Transcribe all of the material exactly, except for its pictures.

** start Data block **

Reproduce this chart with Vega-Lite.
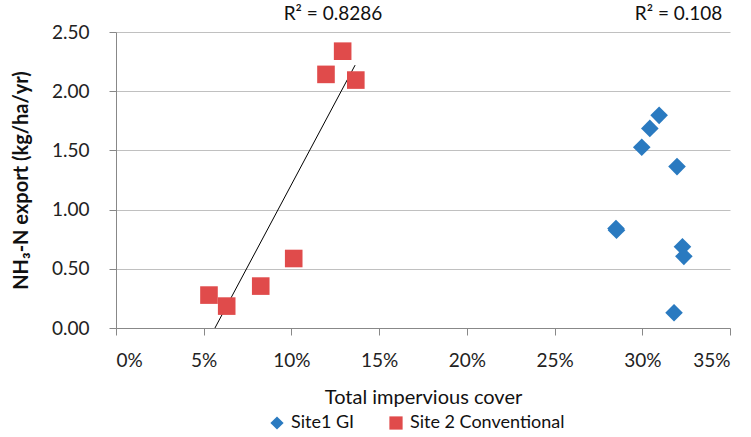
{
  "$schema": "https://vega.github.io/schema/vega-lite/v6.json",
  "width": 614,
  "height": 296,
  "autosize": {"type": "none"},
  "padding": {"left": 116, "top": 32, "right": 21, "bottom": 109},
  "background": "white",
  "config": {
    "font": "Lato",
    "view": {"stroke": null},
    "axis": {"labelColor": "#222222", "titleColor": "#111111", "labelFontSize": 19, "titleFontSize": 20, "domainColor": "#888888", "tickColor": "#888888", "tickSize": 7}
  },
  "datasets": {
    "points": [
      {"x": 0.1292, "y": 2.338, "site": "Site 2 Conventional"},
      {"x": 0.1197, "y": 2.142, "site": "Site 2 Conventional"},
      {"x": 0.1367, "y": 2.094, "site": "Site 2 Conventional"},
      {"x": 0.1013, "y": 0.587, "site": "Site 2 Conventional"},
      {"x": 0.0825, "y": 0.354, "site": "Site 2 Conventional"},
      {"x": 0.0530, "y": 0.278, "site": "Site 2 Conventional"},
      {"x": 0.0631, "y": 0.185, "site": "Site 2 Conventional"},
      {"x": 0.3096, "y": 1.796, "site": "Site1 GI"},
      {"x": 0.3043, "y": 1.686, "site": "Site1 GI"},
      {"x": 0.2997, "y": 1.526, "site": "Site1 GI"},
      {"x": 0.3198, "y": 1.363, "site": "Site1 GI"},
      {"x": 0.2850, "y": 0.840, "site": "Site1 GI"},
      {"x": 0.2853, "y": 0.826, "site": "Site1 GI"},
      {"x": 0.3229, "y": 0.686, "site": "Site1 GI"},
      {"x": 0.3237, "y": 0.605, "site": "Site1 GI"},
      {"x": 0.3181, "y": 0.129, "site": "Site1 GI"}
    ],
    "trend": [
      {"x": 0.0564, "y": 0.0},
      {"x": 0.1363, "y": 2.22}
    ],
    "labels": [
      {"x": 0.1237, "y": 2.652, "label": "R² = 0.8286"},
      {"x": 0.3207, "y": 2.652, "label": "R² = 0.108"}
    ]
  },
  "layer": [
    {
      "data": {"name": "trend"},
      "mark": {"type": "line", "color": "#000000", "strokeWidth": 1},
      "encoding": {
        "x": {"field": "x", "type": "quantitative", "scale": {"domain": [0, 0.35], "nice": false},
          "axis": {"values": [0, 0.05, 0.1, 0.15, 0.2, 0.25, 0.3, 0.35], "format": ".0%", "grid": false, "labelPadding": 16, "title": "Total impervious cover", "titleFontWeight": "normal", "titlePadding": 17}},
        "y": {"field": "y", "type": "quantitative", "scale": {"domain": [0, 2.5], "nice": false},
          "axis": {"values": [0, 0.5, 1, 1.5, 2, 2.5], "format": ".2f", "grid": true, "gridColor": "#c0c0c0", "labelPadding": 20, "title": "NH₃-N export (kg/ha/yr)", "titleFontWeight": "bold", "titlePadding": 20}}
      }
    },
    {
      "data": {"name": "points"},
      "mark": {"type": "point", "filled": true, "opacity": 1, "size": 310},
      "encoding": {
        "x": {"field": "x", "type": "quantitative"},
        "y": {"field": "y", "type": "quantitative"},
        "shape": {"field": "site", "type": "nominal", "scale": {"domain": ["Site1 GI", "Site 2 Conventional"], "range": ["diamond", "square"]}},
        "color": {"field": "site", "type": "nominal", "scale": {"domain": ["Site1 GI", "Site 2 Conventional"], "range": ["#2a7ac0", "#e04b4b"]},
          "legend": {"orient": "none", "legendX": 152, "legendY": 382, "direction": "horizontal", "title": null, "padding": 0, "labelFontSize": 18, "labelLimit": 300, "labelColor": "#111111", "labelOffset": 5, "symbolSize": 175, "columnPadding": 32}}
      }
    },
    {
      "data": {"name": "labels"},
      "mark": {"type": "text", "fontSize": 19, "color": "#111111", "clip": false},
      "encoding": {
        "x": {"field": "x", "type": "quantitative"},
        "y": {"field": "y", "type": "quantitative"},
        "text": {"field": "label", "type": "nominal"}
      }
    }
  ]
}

** end Data block **

▶ [Exercise output]
Reproduce this chart with Vega-Lite.
{
  "$schema": "https://vega.github.io/schema/vega-lite/v6.json",
  "width": 614,
  "height": 296,
  "autosize": {"type": "none"},
  "padding": {"left": 116, "top": 32, "right": 21, "bottom": 109},
  "background": "white",
  "config": {
    "font": "Lato",
    "view": {"stroke": null},
    "axis": {"labelColor": "#222222", "titleColor": "#111111", "labelFontSize": 19, "titleFontSize": 20, "domainColor": "#888888", "tickColor": "#888888", "tickSize": 7}
  },
  "datasets": {
    "points": [
      {"x": 0.1292, "y": 2.338, "site": "Site 2 Conventional"},
      {"x": 0.1197, "y": 2.142, "site": "Site 2 Conventional"},
      {"x": 0.1367, "y": 2.094, "site": "Site 2 Conventional"},
      {"x": 0.1013, "y": 0.587, "site": "Site 2 Conventional"},
      {"x": 0.0825, "y": 0.354, "site": "Site 2 Conventional"},
      {"x": 0.0530, "y": 0.278, "site": "Site 2 Conventional"},
      {"x": 0.0631, "y": 0.185, "site": "Site 2 Conventional"},
      {"x": 0.3096, "y": 1.796, "site": "Site1 GI"},
      {"x": 0.3043, "y": 1.686, "site": "Site1 GI"},
      {"x": 0.2997, "y": 1.526, "site": "Site1 GI"},
      {"x": 0.3198, "y": 1.363, "site": "Site1 GI"},
      {"x": 0.2850, "y": 0.840, "site": "Site1 GI"},
      {"x": 0.2853, "y": 0.826, "site": "Site1 GI"},
      {"x": 0.3229, "y": 0.686, "site": "Site1 GI"},
      {"x": 0.3237, "y": 0.605, "site": "Site1 GI"},
      {"x": 0.3181, "y": 0.129, "site": "Site1 GI"}
    ],
    "trend": [
      {"x": 0.0564, "y": 0.0},
      {"x": 0.1363, "y": 2.22}
    ],
    "labels": [
      {"x": 0.1237, "y": 2.652, "label": "R² = 0.8286"},
      {"x": 0.3207, "y": 2.652, "label": "R² = 0.108"}
    ]
  },
  "layer": [
    {
      "data": {"name": "trend"},
      "mark": {"type": "line", "color": "#000000", "strokeWidth": 1},
      "encoding": {
        "x": {"field": "x", "type": "quantitative", "scale": {"domain": [0, 0.35], "nice": false},
          "axis": {"values": [0, 0.05, 0.1, 0.15, 0.2, 0.25, 0.3, 0.35], "format": ".0%", "grid": false, "labelPadding": 16, "title": "Total impervious cover", "titleFontWeight": "normal", "titlePadding": 17}},
        "y": {"field": "y", "type": "quantitative", "scale": {"domain": [0, 2.5], "nice": false},
          "axis": {"values": [0, 0.5, 1, 1.5, 2, 2.5], "format": ".2f", "grid": true, "gridColor": "#c0c0c0", "labelPadding": 20, "title": "NH₃-N export (kg/ha/yr)", "titleFontWeight": "bold", "titlePadding": 20}}
      }
    },
    {
      "data": {"name": "points"},
      "mark": {"type": "point", "filled": true, "opacity": 1, "size": 310},
      "encoding": {
        "x": {"field": "x", "type": "quantitative"},
        "y": {"field": "y", "type": "quantitative"},
        "shape": {"field": "site", "type": "nominal", "scale": {"domain": ["Site1 GI", "Site 2 Conventional"], "range": ["diamond", "square"]}},
        "color": {"field": "site", "type": "nominal", "scale": {"domain": ["Site1 GI", "Site 2 Conventional"], "range": ["#2a7ac0", "#e04b4b"]},
          "legend": {"orient": "none", "legendX": 152, "legendY": 382, "direction": "horizontal", "title": null, "padding": 0, "labelFontSize": 18, "labelLimit": 300, "labelColor": "#111111", "labelOffset": 5, "symbolSize": 175, "columnPadding": 32}}
      }
    },
    {
      "data": {"name": "labels"},
      "mark": {"type": "text", "fontSize": 19, "color": "#111111", "clip": false},
      "encoding": {
        "x": {"field": "x", "type": "quantitative"},
        "y": {"field": "y", "type": "quantitative"},
        "text": {"field": "label", "type": "nominal"}
      }
    }
  ]
}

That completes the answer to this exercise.